When something doesn’t feel right or causes a battle within, we look for ways to make ourselves feel good again. One of the ways we do this is by coming up with reasons that support the decision we wanted to make so it then becomes the right answer.

  • “I want” vs “I need”
    Remember that new car/phone/shoes you wanted? The one you didn’t really need and cost a whole lot more than you wanted to spend? The one that caused guilt/shame/angst when you purchased? The one you told yourself when you purchased it that you needed it, when you actually just really wanted it. The one that you kept telling yourself it’s more economical/ practical/ useful until you got to the stage the purchase felt good and you were right to buy it? That’s the power of justification and creating a version of the truth you wanted to believe.
  • “I’m entitled to feel this way”
    You may have some legitimate reasons for feeling hate, anger, bitterness, or guilt in your life. These feelings are normal and acknowledging them and the situation around them is essential for balanced mental health. There does come a time, however, that we need to decide how to accept the experience and move on. It is at this point that justification can be a dangerous fuel that will continue to feed the fire of these emotions. Continually providing reasons why we have a right to feel this way keeps the emotions fresh and traps us in our current state. Again, it’s another way of making us feel better and deluding ourselves this is the only right option.

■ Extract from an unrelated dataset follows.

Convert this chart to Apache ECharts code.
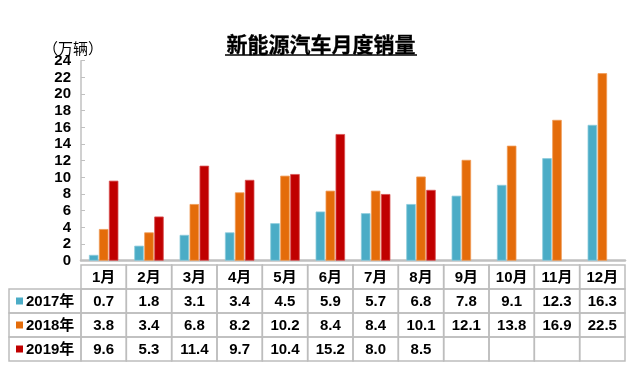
<!DOCTYPE html>
<html><head><meta charset="utf-8">
<script src="https://cdn.jsdelivr.net/npm/echarts@6/dist/echarts.min.js"></script>
<style>html,body{margin:0;padding:0;background:#fff}#c{width:640px;height:378px}</style>
</head><body><div id="c"></div>
<script>
const months = ['1月','2月','3月','4月','5月','6月','7月','8月','9月','10月','11月','12月'];
const years = ['2017年','2018年','2019年'];
const s2017 = [0.7,1.8,3.1,3.4,4.5,5.9,5.7,6.8,7.8,9.1,12.3,16.3];
const s2018 = [3.8,3.4,6.8,8.2,10.2,8.4,8.4,10.1,12.1,13.8,16.9,22.5];
const s2019 = [9.6,5.3,11.4,9.7,10.4,15.2,8.0,8.5,null,null,null,null];
const yMin = 0, yMax = 24, yStep = 2;
const titleText = '新能源汽车月度销量';
const unitText = '（万辆）';

const colors = ['#4bacc6','#e46c0a','#c00000'];
const borders = ['#8ccbdc','#f09a55','#d85050'];
const FONT = "'Liberation Sans','Noto Sans CJK SC',sans-serif";
const seriesData = [s2017, s2018, s2019];

const chart = echarts.init(document.getElementById('c'), null, {renderer:'canvas'});
const gridL = 81, gridR = 15, gridT = 60.7, gridB = 117.3;

chart.setOption({
  animation:false,
  backgroundColor:'#fff',
  grid:{left:gridL,right:gridR,top:gridT,bottom:gridB},
  xAxis:{type:'category',data:months,
    axisLine:{lineStyle:{color:'#c0c0c0',width:2.5}},
    axisTick:{show:false},axisLabel:{show:false}},
  yAxis:{type:'value',min:yMin,max:yMax,interval:yStep,
    axisLine:{show:true,lineStyle:{color:'#c0c0c0',width:1.5}},
    axisTick:{show:true,inside:true,length:4,lineStyle:{color:'#c0c0c0',width:1}},
    splitLine:{show:false},
    axisLabel:{color:'#000',fontWeight:'bold',fontSize:15,fontFamily:FONT,margin:10}},
  series: seriesData.map((d,i)=>({
    type:'bar',name:years[i],data:d,barWidth:9.5,barGap:'5%',
    itemStyle:{color:colors[i],borderColor:borders[i],borderWidth:0.8}
  }))
});

// table + title graphics
const g = [];
const colW = (chart.convertToPixel({xAxisIndex:0},1) - chart.convertToPixel({xAxisIndex:0},0));
const x0 = chart.convertToPixel({xAxisIndex:0},0) - colW/2;
const rowY = [265, 289, 313, 337, 361];
const leftX = 9;
const lineColor = '#bdbdbd';
for (let r=0;r<4;r++){
  const y1=rowY[r], y2=rowY[r+1];
  if (r>0) g.push({type:'rect',shape:{x:leftX,y:y1,width:x0-leftX,height:y2-y1},style:{fill:null,stroke:lineColor,lineWidth:1.5}});
  for (let c=0;c<months.length;c++){
    g.push({type:'rect',shape:{x:x0+c*colW,y:y1,width:colW,height:y2-y1},style:{fill:null,stroke:lineColor,lineWidth:1.5}});
  }
}
for (let c=0;c<months.length;c++){
  const cx = x0+(c+0.5)*colW;
  g.push({type:'text',x:cx,y:(rowY[0]+rowY[1])/2+1,style:{text:months[c],font:"bold 15px "+FONT,fill:'#000',align:'center',verticalAlign:'middle'}});
  for (let r=0;r<3;r++){
    const v = seriesData[r][c];
    if (v==null) continue;
    g.push({type:'text',x:cx,y:(rowY[r+1]+rowY[r+2])/2+1,style:{text:v.toFixed(1),font:"bold 15px "+FONT,fill:'#000',align:'center',verticalAlign:'middle'}});
  }
}
for (let r=0;r<3;r++){
  const cy=(rowY[r+1]+rowY[r+2])/2;
  g.push({type:'rect',shape:{x:16,y:cy-3.5,width:7,height:7},style:{fill:colors[r]}});
  g.push({type:'text',x:26,y:cy+1,style:{text:years[r],font:"bold 15px "+FONT,fill:'#000',align:'left',verticalAlign:'middle'}});
}
// title
g.push({type:'text',x:321,y:44,style:{text:titleText,font:"bold 21px 'Noto Sans CJK SC',sans-serif",fill:'#000',stroke:'#000',lineWidth:0.3,align:'center',verticalAlign:'middle'}});
g.push({type:'line',shape:{x1:225,y1:55,x2:417,y2:55},style:{stroke:'#000',lineWidth:1.5}});
g.push({type:'text',x:43,y:48,style:{text:unitText,font:"15px 'Noto Sans CJK SC',sans-serif",fill:'#000',align:'left',verticalAlign:'middle'}});

chart.setOption({graphic:g});
</script></body></html>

“The biggest lies are those we tell ourselves. Be honest with your desires and emotions and accept them as they are. Acknowledge that’s what makes you human and move on with it. Be real. To yourself. Always.”
– S. McKiernan

Justifying makes us looks better to others

Everyone wants to be liked. At some level, we all seek approval from others and confirmation that we’ve achieved this. If we doubt we’ve obtained this acceptance, then one of the tools we employ to gain it is justification. We explain our motives, thought processes, reasons and excuses. We tell our story so our audience thinks our decision was the right one and we are good people for making it. If we are responsible, accountable and honest with ourselves then we don’t need positive feedback or approval from others – we already have our own.

Acknowledging and accepting reality gives us a power far greater than our self-created, delusional truth.

  • Acceptance creates internal peace as it removes the battle within.
  • Acknowledging responsibility provides strength and resilience to our decision making.
  • Honesty with ourselves gives us integrity and authenticity
  • Faith in our own decisions raises our self-esteem and confidence and reduces our reliance on acceptance from others.
  • Realising we always have a choice provides a greater range of options and adds power to our decision-making process.

Justification is just a short-term feel-good fix, let it go and embrace authenticity and self-awareness instead.